SET PROBLEM >>
Transcribe the material in full. Nothing should differ except that the pictures are left out.

ENTRIES SHOWN >>
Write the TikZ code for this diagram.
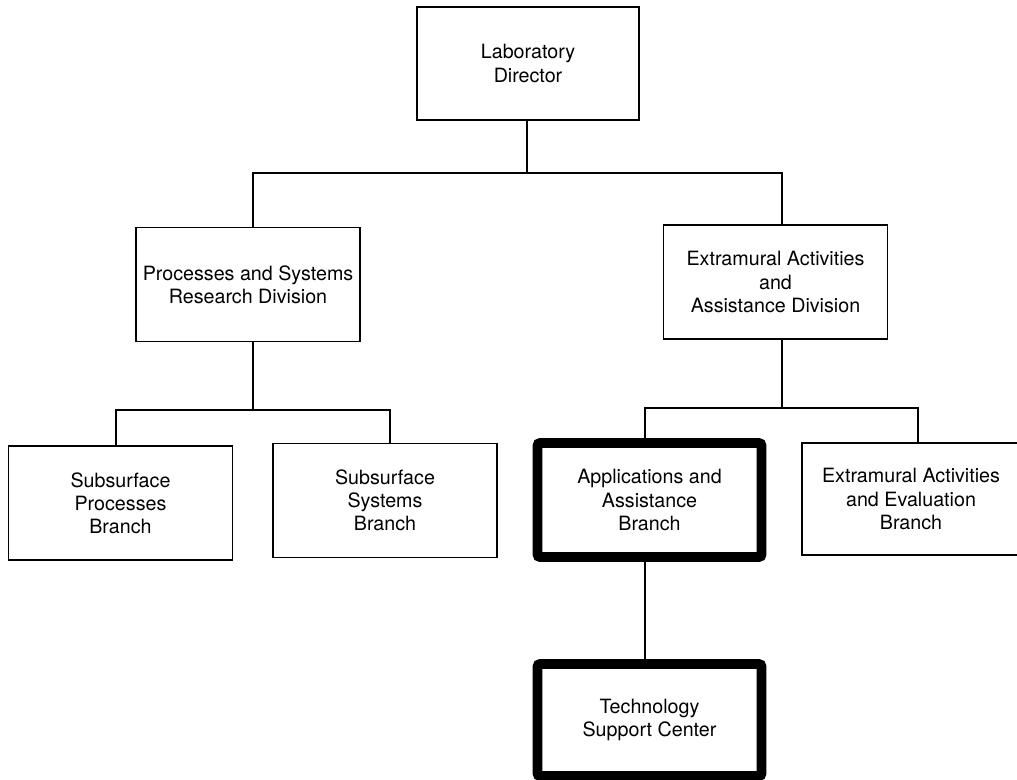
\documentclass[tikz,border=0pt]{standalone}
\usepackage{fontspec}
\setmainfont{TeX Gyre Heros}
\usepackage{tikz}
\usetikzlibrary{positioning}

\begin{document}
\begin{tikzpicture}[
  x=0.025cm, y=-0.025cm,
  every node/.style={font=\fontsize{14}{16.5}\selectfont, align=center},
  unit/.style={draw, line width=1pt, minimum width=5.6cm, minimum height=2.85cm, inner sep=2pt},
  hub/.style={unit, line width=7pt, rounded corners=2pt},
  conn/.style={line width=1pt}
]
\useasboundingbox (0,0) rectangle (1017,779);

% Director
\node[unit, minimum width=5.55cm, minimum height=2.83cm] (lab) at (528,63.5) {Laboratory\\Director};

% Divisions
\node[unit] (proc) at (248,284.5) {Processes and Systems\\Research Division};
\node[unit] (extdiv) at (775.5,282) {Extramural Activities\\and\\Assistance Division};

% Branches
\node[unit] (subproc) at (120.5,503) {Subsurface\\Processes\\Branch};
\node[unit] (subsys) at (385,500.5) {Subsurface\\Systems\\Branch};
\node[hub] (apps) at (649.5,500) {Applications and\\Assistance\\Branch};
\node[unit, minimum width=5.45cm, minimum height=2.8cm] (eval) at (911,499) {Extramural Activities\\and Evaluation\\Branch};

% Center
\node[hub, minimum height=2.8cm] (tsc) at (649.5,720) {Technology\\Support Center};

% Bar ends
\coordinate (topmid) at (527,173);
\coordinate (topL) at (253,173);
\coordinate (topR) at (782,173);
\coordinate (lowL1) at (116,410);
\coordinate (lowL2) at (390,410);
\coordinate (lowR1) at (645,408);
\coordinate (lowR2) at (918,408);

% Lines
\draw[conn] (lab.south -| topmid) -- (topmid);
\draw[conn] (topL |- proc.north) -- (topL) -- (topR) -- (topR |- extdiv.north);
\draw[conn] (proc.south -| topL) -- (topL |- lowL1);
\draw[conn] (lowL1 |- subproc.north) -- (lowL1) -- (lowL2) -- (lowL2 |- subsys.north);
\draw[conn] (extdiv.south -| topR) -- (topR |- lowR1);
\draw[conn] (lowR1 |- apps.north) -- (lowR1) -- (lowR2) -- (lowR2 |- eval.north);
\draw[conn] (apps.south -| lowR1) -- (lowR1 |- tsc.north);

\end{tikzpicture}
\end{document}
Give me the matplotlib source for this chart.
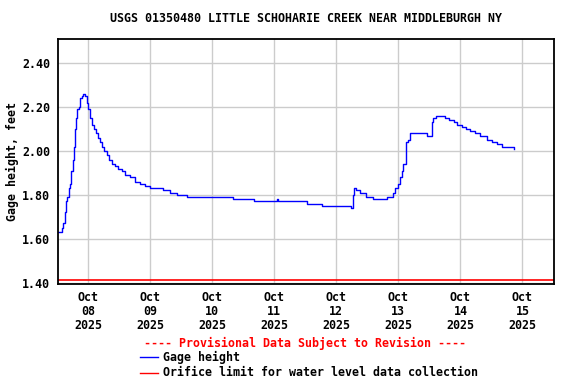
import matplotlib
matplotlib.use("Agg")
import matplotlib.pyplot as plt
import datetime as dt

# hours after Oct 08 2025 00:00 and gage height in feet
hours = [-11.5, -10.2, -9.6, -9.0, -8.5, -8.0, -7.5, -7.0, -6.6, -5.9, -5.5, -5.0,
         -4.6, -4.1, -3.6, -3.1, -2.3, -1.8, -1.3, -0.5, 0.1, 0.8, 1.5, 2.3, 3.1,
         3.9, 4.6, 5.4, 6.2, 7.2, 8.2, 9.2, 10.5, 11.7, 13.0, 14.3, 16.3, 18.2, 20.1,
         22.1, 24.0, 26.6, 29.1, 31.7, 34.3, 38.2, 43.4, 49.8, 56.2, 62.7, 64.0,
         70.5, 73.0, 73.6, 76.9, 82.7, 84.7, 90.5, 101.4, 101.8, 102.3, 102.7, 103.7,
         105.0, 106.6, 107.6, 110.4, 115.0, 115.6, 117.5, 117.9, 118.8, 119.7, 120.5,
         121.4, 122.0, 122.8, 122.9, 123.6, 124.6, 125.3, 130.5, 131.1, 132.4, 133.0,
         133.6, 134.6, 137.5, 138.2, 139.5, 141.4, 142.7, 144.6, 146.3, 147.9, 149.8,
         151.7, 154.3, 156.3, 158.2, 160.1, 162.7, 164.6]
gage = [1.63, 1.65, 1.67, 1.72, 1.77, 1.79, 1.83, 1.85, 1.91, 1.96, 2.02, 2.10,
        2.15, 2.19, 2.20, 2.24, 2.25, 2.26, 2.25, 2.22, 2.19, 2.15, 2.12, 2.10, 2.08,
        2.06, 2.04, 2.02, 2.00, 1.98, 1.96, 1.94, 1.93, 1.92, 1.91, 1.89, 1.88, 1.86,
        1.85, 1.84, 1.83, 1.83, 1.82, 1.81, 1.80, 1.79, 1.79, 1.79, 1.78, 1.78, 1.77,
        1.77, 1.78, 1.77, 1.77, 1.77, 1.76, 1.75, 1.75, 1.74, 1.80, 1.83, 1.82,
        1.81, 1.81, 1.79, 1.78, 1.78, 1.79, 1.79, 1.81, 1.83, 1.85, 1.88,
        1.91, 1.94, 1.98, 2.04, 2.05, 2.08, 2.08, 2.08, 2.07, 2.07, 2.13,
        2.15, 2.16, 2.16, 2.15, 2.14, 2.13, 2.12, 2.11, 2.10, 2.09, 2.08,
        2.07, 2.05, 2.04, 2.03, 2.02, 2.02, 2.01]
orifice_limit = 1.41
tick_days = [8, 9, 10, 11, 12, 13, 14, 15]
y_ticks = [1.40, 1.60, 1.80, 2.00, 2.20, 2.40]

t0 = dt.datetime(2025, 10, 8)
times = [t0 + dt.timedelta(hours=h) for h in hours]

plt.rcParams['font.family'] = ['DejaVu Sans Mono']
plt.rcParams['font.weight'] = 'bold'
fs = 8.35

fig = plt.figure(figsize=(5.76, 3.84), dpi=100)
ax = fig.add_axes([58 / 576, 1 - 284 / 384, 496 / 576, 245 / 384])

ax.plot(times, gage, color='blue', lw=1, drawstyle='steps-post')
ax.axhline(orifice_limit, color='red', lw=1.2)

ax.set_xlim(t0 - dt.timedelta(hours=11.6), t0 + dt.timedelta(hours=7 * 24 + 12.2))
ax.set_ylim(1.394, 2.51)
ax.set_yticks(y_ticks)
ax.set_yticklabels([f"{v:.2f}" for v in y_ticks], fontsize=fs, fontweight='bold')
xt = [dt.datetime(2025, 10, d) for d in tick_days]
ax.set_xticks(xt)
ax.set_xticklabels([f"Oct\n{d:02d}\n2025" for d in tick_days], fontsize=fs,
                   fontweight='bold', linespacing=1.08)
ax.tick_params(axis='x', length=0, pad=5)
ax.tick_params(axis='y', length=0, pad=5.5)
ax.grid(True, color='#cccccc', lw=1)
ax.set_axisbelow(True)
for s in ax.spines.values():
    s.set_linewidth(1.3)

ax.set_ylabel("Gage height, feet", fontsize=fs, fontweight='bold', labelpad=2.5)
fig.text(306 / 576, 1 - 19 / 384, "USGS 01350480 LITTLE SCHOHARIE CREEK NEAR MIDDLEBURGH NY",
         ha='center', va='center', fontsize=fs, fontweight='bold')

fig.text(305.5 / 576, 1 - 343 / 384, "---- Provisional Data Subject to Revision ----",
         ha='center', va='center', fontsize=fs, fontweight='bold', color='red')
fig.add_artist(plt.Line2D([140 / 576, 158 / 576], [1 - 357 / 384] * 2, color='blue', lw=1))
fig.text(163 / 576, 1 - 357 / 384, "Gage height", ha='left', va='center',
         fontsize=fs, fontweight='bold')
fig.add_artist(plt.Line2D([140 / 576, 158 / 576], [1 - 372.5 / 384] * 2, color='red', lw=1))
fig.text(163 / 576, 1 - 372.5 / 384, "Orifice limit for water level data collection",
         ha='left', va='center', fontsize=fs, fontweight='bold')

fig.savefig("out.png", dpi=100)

SOLUTION TO THE EXERCISE >>
Write the TikZ code for this diagram.
\documentclass[tikz,border=0pt]{standalone}
\usepackage{fontspec}
\setmainfont{TeX Gyre Heros}
\usepackage{tikz}
\usetikzlibrary{positioning}

\begin{document}
\begin{tikzpicture}[
  x=0.025cm, y=-0.025cm,
  every node/.style={font=\fontsize{14}{16.5}\selectfont, align=center},
  unit/.style={draw, line width=1pt, minimum width=5.6cm, minimum height=2.85cm, inner sep=2pt},
  hub/.style={unit, line width=7pt, rounded corners=2pt},
  conn/.style={line width=1pt}
]
\useasboundingbox (0,0) rectangle (1017,779);

% Director
\node[unit, minimum width=5.55cm, minimum height=2.83cm] (lab) at (528,63.5) {Laboratory\\Director};

% Divisions
\node[unit] (proc) at (248,284.5) {Processes and Systems\\Research Division};
\node[unit] (extdiv) at (775.5,282) {Extramural Activities\\and\\Assistance Division};

% Branches
\node[unit] (subproc) at (120.5,503) {Subsurface\\Processes\\Branch};
\node[unit] (subsys) at (385,500.5) {Subsurface\\Systems\\Branch};
\node[hub] (apps) at (649.5,500) {Applications and\\Assistance\\Branch};
\node[unit, minimum width=5.45cm, minimum height=2.8cm] (eval) at (911,499) {Extramural Activities\\and Evaluation\\Branch};

% Center
\node[hub, minimum height=2.8cm] (tsc) at (649.5,720) {Technology\\Support Center};

% Bar ends
\coordinate (topmid) at (527,173);
\coordinate (topL) at (253,173);
\coordinate (topR) at (782,173);
\coordinate (lowL1) at (116,410);
\coordinate (lowL2) at (390,410);
\coordinate (lowR1) at (645,408);
\coordinate (lowR2) at (918,408);

% Lines
\draw[conn] (lab.south -| topmid) -- (topmid);
\draw[conn] (topL |- proc.north) -- (topL) -- (topR) -- (topR |- extdiv.north);
\draw[conn] (proc.south -| topL) -- (topL |- lowL1);
\draw[conn] (lowL1 |- subproc.north) -- (lowL1) -- (lowL2) -- (lowL2 |- subsys.north);
\draw[conn] (extdiv.south -| topR) -- (topR |- lowR1);
\draw[conn] (lowR1 |- apps.north) -- (lowR1) -- (lowR2) -- (lowR2 |- eval.north);
\draw[conn] (apps.south -| lowR1) -- (lowR1 |- tsc.north);

\end{tikzpicture}
\end{document}
Give me the matplotlib source for this chart.
import matplotlib
matplotlib.use("Agg")
import matplotlib.pyplot as plt
import datetime as dt

# hours after Oct 08 2025 00:00 and gage height in feet
hours = [-11.5, -10.2, -9.6, -9.0, -8.5, -8.0, -7.5, -7.0, -6.6, -5.9, -5.5, -5.0,
         -4.6, -4.1, -3.6, -3.1, -2.3, -1.8, -1.3, -0.5, 0.1, 0.8, 1.5, 2.3, 3.1,
         3.9, 4.6, 5.4, 6.2, 7.2, 8.2, 9.2, 10.5, 11.7, 13.0, 14.3, 16.3, 18.2, 20.1,
         22.1, 24.0, 26.6, 29.1, 31.7, 34.3, 38.2, 43.4, 49.8, 56.2, 62.7, 64.0,
         70.5, 73.0, 73.6, 76.9, 82.7, 84.7, 90.5, 101.4, 101.8, 102.3, 102.7, 103.7,
         105.0, 106.6, 107.6, 110.4, 115.0, 115.6, 117.5, 117.9, 118.8, 119.7, 120.5,
         121.4, 122.0, 122.8, 122.9, 123.6, 124.6, 125.3, 130.5, 131.1, 132.4, 133.0,
         133.6, 134.6, 137.5, 138.2, 139.5, 141.4, 142.7, 144.6, 146.3, 147.9, 149.8,
         151.7, 154.3, 156.3, 158.2, 160.1, 162.7, 164.6]
gage = [1.63, 1.65, 1.67, 1.72, 1.77, 1.79, 1.83, 1.85, 1.91, 1.96, 2.02, 2.10,
        2.15, 2.19, 2.20, 2.24, 2.25, 2.26, 2.25, 2.22, 2.19, 2.15, 2.12, 2.10, 2.08,
        2.06, 2.04, 2.02, 2.00, 1.98, 1.96, 1.94, 1.93, 1.92, 1.91, 1.89, 1.88, 1.86,
        1.85, 1.84, 1.83, 1.83, 1.82, 1.81, 1.80, 1.79, 1.79, 1.79, 1.78, 1.78, 1.77,
        1.77, 1.78, 1.77, 1.77, 1.77, 1.76, 1.75, 1.75, 1.74, 1.80, 1.83, 1.82,
        1.81, 1.81, 1.79, 1.78, 1.78, 1.79, 1.79, 1.81, 1.83, 1.85, 1.88,
        1.91, 1.94, 1.98, 2.04, 2.05, 2.08, 2.08, 2.08, 2.07, 2.07, 2.13,
        2.15, 2.16, 2.16, 2.15, 2.14, 2.13, 2.12, 2.11, 2.10, 2.09, 2.08,
        2.07, 2.05, 2.04, 2.03, 2.02, 2.02, 2.01]
orifice_limit = 1.41
tick_days = [8, 9, 10, 11, 12, 13, 14, 15]
y_ticks = [1.40, 1.60, 1.80, 2.00, 2.20, 2.40]

t0 = dt.datetime(2025, 10, 8)
times = [t0 + dt.timedelta(hours=h) for h in hours]

plt.rcParams['font.family'] = ['DejaVu Sans Mono']
plt.rcParams['font.weight'] = 'bold'
fs = 8.35

fig = plt.figure(figsize=(5.76, 3.84), dpi=100)
ax = fig.add_axes([58 / 576, 1 - 284 / 384, 496 / 576, 245 / 384])

ax.plot(times, gage, color='blue', lw=1, drawstyle='steps-post')
ax.axhline(orifice_limit, color='red', lw=1.2)

ax.set_xlim(t0 - dt.timedelta(hours=11.6), t0 + dt.timedelta(hours=7 * 24 + 12.2))
ax.set_ylim(1.394, 2.51)
ax.set_yticks(y_ticks)
ax.set_yticklabels([f"{v:.2f}" for v in y_ticks], fontsize=fs, fontweight='bold')
xt = [dt.datetime(2025, 10, d) for d in tick_days]
ax.set_xticks(xt)
ax.set_xticklabels([f"Oct\n{d:02d}\n2025" for d in tick_days], fontsize=fs,
                   fontweight='bold', linespacing=1.08)
ax.tick_params(axis='x', length=0, pad=5)
ax.tick_params(axis='y', length=0, pad=5.5)
ax.grid(True, color='#cccccc', lw=1)
ax.set_axisbelow(True)
for s in ax.spines.values():
    s.set_linewidth(1.3)

ax.set_ylabel("Gage height, feet", fontsize=fs, fontweight='bold', labelpad=2.5)
fig.text(306 / 576, 1 - 19 / 384, "USGS 01350480 LITTLE SCHOHARIE CREEK NEAR MIDDLEBURGH NY",
         ha='center', va='center', fontsize=fs, fontweight='bold')

fig.text(305.5 / 576, 1 - 343 / 384, "---- Provisional Data Subject to Revision ----",
         ha='center', va='center', fontsize=fs, fontweight='bold', color='red')
fig.add_artist(plt.Line2D([140 / 576, 158 / 576], [1 - 357 / 384] * 2, color='blue', lw=1))
fig.text(163 / 576, 1 - 357 / 384, "Gage height", ha='left', va='center',
         fontsize=fs, fontweight='bold')
fig.add_artist(plt.Line2D([140 / 576, 158 / 576], [1 - 372.5 / 384] * 2, color='red', lw=1))
fig.text(163 / 576, 1 - 372.5 / 384, "Orifice limit for water level data collection",
         ha='left', va='center', fontsize=fs, fontweight='bold')

fig.savefig("out.png", dpi=100)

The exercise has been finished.